### Dataset records
-*-*-

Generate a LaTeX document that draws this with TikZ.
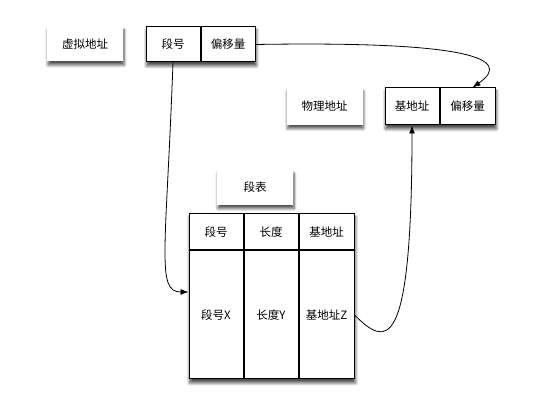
\documentclass[tikz,border=0pt]{standalone}
\usepackage{fontspec}
\newfontfamily\cjk{Noto Sans CJK SC}
\usepackage{tikz}
\usetikzlibrary{arrows.meta, positioning, fit, backgrounds, shadows.blur}

\begin{document}
\begin{tikzpicture}[x=1pt, y=1pt, font=\cjk\fontsize{11.5}{14}\selectfont,
  sh/.style={blur shadow={shadow xshift=1pt, shadow yshift=-3.5pt,
             shadow blur radius=3pt, shadow blur steps=6, shadow opacity=70}},
  lb/.style={rectangle, fill=white, minimum width=76pt, minimum height=35pt, sh},
  cl/.style={rectangle, draw=black, line width=1pt, fill=white,
             minimum width=54pt, minimum height=35pt, inner sep=1pt},
  fr/.style={rectangle, fill=white, inner sep=0pt, sh},
  ed/.style={-{Latex[length=8pt, width=6pt]}, line width=0.8pt}]
\useasboundingbox (0,0) rectangle (559,403);
% virtual address
\node[lb] (vaddr) at (85,359) {虚拟地址};
\node[cl] (vseg) at (173,358.5) {段号};
\node[cl, right=0pt of vseg] (voff) {偏移量};
% physical address
\node[lb, minimum height=37pt] (paddr) at (324.5,296.5) {物理地址};
\node[cl, minimum height=37pt] (pbase) at (412,296.5) {基地址};
\node[cl, minimum height=37pt, minimum width=55pt, right=0pt of pbase] (poff) {偏移量};
% segment table
\node[lb] (stab) at (255,215.5) {段表};
\node[cl, minimum height=36pt] (hseg) at (216,171) {段号};
\node[cl, minimum height=36pt, right=0pt of hseg] (hlen) {长度};
\node[cl, minimum height=36pt, minimum width=55pt, right=0pt of hlen] (hbase) {基地址};
\node[cl, minimum height=128pt, below=0pt of hseg] (tX) {段号X};
\node[cl, minimum height=128pt, below=0pt of hlen] (tY) {长度Y};
\node[cl, minimum height=128pt, minimum width=55pt, below=0pt of hbase] (tZ) {基地址Z};
\begin{scope}[on background layer]
  \node[fr, fit=(vseg)(voff)] {};
  \node[fr, fit=(pbase)(poff)] {};
  \node[fr, fit=(hseg)(tZ)] {};
\end{scope}
% connectors
\draw[ed] (vseg.south) .. controls (166,150) and (156,111) .. ([yshift=23pt]tX.west);
\draw[ed] (voff.east) .. controls (465,362) and (515,345) .. ([xshift=5pt]poff.north);
\draw[ed] (tZ.east) .. controls (385,58) and (412,43) .. (pbase.south);
\end{tikzpicture}
\end{document}
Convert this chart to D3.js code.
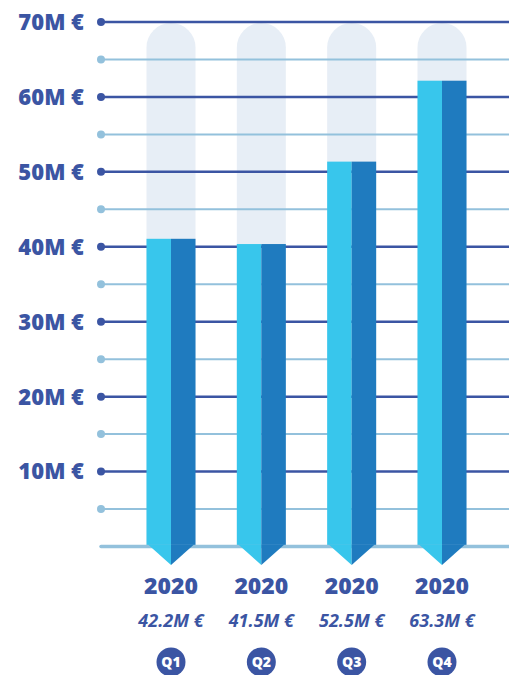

-*-*-

### Task to carry out
Copy out the listing exactly as it stands, but not the pictures.

### Completed task
Generate a LaTeX document that draws this with TikZ.
\documentclass[tikz,border=0pt]{standalone}
\usepackage{fontspec}
\newfontfamily\cjk{Noto Sans CJK SC}
\usepackage{tikz}
\usetikzlibrary{arrows.meta, positioning, fit, backgrounds, shadows.blur}

\begin{document}
\begin{tikzpicture}[x=1pt, y=1pt, font=\cjk\fontsize{11.5}{14}\selectfont,
  sh/.style={blur shadow={shadow xshift=1pt, shadow yshift=-3.5pt,
             shadow blur radius=3pt, shadow blur steps=6, shadow opacity=70}},
  lb/.style={rectangle, fill=white, minimum width=76pt, minimum height=35pt, sh},
  cl/.style={rectangle, draw=black, line width=1pt, fill=white,
             minimum width=54pt, minimum height=35pt, inner sep=1pt},
  fr/.style={rectangle, fill=white, inner sep=0pt, sh},
  ed/.style={-{Latex[length=8pt, width=6pt]}, line width=0.8pt}]
\useasboundingbox (0,0) rectangle (559,403);
% virtual address
\node[lb] (vaddr) at (85,359) {虚拟地址};
\node[cl] (vseg) at (173,358.5) {段号};
\node[cl, right=0pt of vseg] (voff) {偏移量};
% physical address
\node[lb, minimum height=37pt] (paddr) at (324.5,296.5) {物理地址};
\node[cl, minimum height=37pt] (pbase) at (412,296.5) {基地址};
\node[cl, minimum height=37pt, minimum width=55pt, right=0pt of pbase] (poff) {偏移量};
% segment table
\node[lb] (stab) at (255,215.5) {段表};
\node[cl, minimum height=36pt] (hseg) at (216,171) {段号};
\node[cl, minimum height=36pt, right=0pt of hseg] (hlen) {长度};
\node[cl, minimum height=36pt, minimum width=55pt, right=0pt of hlen] (hbase) {基地址};
\node[cl, minimum height=128pt, below=0pt of hseg] (tX) {段号X};
\node[cl, minimum height=128pt, below=0pt of hlen] (tY) {长度Y};
\node[cl, minimum height=128pt, minimum width=55pt, below=0pt of hbase] (tZ) {基地址Z};
\begin{scope}[on background layer]
  \node[fr, fit=(vseg)(voff)] {};
  \node[fr, fit=(pbase)(poff)] {};
  \node[fr, fit=(hseg)(tZ)] {};
\end{scope}
% connectors
\draw[ed] (vseg.south) .. controls (166,150) and (156,111) .. ([yshift=23pt]tX.west);
\draw[ed] (voff.east) .. controls (465,362) and (515,345) .. ([xshift=5pt]poff.north);
\draw[ed] (tZ.east) .. controls (385,58) and (412,43) .. (pbase.south);
\end{tikzpicture}
\end{document}
Convert this chart to D3.js code.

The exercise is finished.